A Tale of Two Discourses: The Historiography of Ottoman-Muslim Medicine

Miri Shefer Mossensohn*

* Department of Middle Eastern and African History, Tel Aviv University, Tel Aviv 69978, Israel. E-mail: shefer{at}post.tau.ac.il


   Abstract

Summary Although the history of medicine in the Ottoman period has received considerable attention, especially from Turkish scholars, standard general works on the history of Muslim science and medicine after the Middle Ages rarely discuss Turkish and Ottoman medicine. Furthermore, the limited discussion usually does not go beyond referring to great medical discoveries in the Ottoman Empire, or alternatively its intellectual decline. The yardstick for the evaluation of Ottoman medicine seems to have been exposure to and acceptance of European medicine.
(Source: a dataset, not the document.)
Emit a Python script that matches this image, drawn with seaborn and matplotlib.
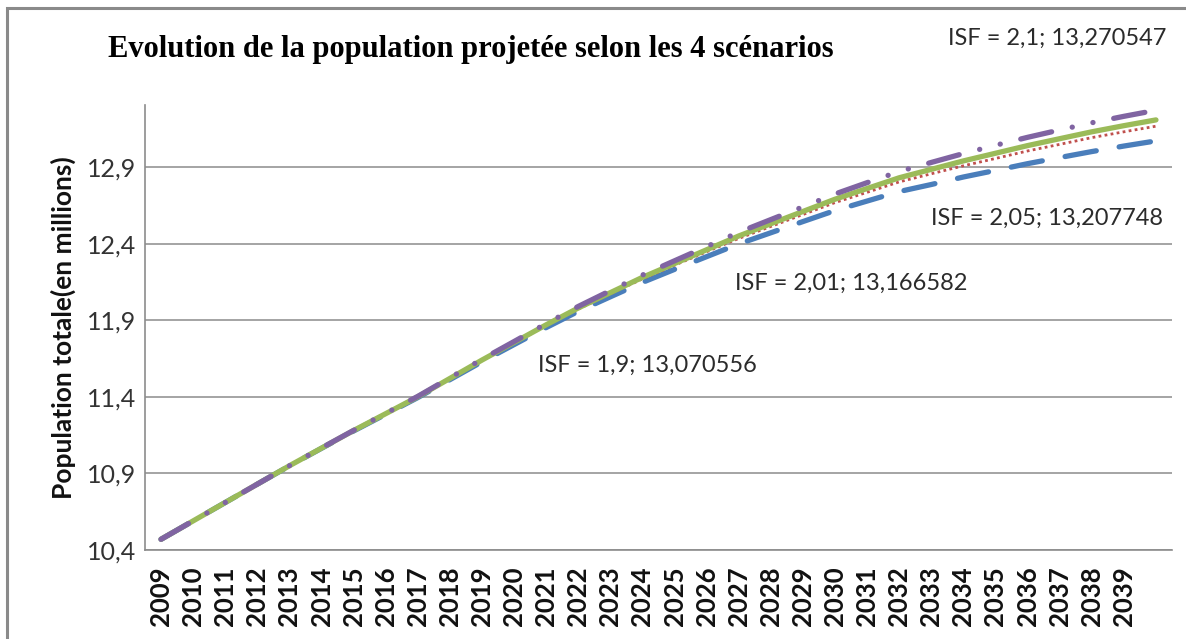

Ottoman medicine was positioned between two simplistic poles, the dichotomy of ‘east’. In this article, I try to answer two interrelated questions. First, why is it that despite its erudition, Turkish scholarship of Ottoman medicine is hardly utilised by western scholars, even those specialising in Muslim medicine? Secondly, why is it that the two discourses, the Turkish and the western, share (or at least used to share) a non-dynamic image of Ottoman medicine? I claim that the frozen image that appears in the scholarship came about because of two different discourses—one Orientalist and Arabist, the other nationalist and Turkish—which joined together at this particular point for different reasons.